─── Material for this task ───
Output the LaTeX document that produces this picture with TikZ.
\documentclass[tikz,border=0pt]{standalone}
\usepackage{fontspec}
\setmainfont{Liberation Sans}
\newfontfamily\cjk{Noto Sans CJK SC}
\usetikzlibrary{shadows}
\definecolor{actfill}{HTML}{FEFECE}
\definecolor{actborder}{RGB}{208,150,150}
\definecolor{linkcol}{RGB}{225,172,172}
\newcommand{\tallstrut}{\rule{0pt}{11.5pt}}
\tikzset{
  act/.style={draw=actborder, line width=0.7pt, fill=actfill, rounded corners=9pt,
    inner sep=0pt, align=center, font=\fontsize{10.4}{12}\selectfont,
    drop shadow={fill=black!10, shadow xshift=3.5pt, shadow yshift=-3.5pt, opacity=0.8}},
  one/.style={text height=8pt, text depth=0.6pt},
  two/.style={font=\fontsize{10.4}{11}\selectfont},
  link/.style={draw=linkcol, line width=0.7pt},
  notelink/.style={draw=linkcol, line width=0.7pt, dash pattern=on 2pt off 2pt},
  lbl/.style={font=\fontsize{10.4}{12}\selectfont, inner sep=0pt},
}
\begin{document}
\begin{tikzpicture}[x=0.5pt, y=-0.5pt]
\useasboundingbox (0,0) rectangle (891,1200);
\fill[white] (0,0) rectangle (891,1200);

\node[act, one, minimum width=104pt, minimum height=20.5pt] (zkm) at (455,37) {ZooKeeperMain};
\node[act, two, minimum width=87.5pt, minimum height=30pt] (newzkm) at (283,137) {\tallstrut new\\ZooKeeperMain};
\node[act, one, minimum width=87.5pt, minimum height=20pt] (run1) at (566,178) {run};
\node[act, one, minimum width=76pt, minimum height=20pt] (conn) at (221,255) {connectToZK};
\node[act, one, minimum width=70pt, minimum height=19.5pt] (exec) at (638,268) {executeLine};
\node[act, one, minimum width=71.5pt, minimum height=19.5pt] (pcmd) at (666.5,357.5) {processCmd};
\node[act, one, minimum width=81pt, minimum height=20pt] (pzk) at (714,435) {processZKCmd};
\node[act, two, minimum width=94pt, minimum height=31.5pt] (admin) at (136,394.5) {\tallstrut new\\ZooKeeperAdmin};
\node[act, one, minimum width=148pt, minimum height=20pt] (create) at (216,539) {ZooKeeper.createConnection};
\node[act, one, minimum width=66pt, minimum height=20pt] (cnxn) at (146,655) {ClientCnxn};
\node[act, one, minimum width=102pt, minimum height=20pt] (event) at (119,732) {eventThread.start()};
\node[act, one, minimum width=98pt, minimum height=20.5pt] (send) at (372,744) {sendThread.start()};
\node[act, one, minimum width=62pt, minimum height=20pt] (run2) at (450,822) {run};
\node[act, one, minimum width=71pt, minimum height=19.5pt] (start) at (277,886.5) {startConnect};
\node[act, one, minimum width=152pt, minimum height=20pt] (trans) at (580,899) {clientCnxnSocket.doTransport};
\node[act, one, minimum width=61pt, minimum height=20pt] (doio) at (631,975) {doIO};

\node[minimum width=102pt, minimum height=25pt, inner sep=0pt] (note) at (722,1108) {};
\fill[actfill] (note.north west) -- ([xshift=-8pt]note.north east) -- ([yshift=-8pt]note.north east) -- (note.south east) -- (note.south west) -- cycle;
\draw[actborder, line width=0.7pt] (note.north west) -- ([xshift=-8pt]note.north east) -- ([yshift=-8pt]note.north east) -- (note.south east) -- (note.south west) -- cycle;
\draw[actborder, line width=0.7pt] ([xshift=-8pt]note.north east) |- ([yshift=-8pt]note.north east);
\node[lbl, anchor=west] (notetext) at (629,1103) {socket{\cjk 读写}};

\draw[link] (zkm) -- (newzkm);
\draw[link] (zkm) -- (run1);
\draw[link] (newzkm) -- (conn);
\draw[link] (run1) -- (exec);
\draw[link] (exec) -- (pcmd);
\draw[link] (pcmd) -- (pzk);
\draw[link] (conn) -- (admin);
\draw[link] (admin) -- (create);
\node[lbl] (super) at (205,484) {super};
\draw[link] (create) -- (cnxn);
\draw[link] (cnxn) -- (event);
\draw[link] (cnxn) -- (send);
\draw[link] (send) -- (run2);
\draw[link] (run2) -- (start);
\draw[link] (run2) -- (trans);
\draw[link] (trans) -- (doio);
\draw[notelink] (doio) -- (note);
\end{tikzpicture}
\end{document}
───
─── Material for this task ───
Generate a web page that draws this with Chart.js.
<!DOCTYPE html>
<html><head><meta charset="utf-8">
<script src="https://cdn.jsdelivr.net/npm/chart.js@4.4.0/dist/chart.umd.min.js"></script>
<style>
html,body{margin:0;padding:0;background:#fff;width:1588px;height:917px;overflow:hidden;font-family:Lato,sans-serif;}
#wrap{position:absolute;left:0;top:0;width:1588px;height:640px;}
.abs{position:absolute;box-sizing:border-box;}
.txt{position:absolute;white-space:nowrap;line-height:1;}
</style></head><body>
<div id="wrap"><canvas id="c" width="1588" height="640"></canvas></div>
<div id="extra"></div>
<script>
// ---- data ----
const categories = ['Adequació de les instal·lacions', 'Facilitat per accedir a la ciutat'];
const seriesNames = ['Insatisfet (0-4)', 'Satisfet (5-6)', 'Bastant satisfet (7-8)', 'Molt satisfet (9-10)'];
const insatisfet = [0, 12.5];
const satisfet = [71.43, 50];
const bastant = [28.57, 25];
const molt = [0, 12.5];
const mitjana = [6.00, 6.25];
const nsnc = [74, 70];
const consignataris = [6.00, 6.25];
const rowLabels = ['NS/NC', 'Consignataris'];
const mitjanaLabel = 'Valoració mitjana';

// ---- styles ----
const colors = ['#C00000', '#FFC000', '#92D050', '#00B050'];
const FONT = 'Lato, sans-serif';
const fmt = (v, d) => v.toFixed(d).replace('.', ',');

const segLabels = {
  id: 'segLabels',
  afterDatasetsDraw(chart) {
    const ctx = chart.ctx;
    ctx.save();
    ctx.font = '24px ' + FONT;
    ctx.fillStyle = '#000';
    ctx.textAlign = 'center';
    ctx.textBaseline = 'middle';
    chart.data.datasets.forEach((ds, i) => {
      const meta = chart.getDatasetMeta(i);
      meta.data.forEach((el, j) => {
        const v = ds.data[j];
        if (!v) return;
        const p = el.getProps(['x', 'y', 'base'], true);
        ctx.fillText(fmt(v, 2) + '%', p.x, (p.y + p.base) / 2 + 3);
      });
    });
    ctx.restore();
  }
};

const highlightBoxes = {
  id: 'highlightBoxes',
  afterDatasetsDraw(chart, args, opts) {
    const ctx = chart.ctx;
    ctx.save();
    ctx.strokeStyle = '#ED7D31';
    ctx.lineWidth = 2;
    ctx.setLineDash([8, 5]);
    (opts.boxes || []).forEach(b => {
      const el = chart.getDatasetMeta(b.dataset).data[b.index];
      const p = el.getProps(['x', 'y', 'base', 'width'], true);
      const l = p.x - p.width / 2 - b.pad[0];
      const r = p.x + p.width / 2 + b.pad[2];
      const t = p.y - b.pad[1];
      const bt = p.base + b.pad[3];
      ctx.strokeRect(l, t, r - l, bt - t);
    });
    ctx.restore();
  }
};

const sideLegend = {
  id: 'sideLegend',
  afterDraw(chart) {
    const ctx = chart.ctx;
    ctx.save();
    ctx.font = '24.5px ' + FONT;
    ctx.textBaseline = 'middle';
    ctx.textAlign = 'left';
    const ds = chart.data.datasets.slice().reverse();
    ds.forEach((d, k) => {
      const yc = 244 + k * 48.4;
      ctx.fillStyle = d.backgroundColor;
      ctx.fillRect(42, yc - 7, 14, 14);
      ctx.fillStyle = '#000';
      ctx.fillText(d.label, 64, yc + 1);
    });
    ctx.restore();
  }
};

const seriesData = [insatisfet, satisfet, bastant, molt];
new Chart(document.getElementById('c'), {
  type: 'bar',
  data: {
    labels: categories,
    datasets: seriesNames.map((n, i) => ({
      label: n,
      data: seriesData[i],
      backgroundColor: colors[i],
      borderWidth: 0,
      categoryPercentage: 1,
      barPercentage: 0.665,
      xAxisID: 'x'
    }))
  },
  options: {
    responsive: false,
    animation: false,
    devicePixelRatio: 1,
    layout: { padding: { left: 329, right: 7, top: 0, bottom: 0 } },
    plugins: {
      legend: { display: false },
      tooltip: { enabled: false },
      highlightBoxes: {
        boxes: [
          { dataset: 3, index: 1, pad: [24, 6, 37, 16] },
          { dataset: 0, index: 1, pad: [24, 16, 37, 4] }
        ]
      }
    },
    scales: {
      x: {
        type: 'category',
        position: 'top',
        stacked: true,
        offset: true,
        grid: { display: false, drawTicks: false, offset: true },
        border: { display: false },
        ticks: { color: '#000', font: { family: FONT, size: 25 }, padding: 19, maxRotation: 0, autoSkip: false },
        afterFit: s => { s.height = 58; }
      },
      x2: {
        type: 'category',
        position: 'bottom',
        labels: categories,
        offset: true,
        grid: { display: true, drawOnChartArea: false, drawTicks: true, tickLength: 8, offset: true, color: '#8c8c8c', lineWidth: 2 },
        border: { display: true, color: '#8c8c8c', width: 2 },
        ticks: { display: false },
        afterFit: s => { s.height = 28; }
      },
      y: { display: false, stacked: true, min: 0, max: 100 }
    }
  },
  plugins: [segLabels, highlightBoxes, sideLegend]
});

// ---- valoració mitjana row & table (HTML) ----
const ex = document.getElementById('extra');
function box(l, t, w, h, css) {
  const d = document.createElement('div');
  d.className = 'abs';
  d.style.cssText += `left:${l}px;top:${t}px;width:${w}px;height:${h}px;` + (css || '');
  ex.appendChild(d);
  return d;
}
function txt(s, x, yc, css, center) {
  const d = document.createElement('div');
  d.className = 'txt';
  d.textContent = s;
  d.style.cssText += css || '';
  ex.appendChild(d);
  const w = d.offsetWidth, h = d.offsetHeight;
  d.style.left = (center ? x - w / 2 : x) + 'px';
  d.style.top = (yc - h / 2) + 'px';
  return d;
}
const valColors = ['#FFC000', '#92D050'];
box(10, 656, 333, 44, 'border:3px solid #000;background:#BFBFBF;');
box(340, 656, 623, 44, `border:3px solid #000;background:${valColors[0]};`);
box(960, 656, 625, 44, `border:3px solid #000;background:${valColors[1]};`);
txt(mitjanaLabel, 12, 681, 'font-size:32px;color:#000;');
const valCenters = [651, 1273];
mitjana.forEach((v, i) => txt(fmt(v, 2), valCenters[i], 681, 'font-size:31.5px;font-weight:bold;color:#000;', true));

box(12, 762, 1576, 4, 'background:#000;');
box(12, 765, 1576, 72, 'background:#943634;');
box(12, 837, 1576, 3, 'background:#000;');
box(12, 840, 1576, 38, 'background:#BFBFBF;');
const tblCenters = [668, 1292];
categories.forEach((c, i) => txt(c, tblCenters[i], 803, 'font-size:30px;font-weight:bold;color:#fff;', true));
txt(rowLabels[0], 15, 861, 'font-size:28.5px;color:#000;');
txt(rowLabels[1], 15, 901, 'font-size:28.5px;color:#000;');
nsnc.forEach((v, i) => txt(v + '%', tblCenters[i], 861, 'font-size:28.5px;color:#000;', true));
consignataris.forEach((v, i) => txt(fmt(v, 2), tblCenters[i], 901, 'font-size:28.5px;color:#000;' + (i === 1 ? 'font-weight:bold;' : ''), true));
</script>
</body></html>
───
** Stated problem **
How many lines in the listing contain "that"? Answer with the number alone.

** Task output **
2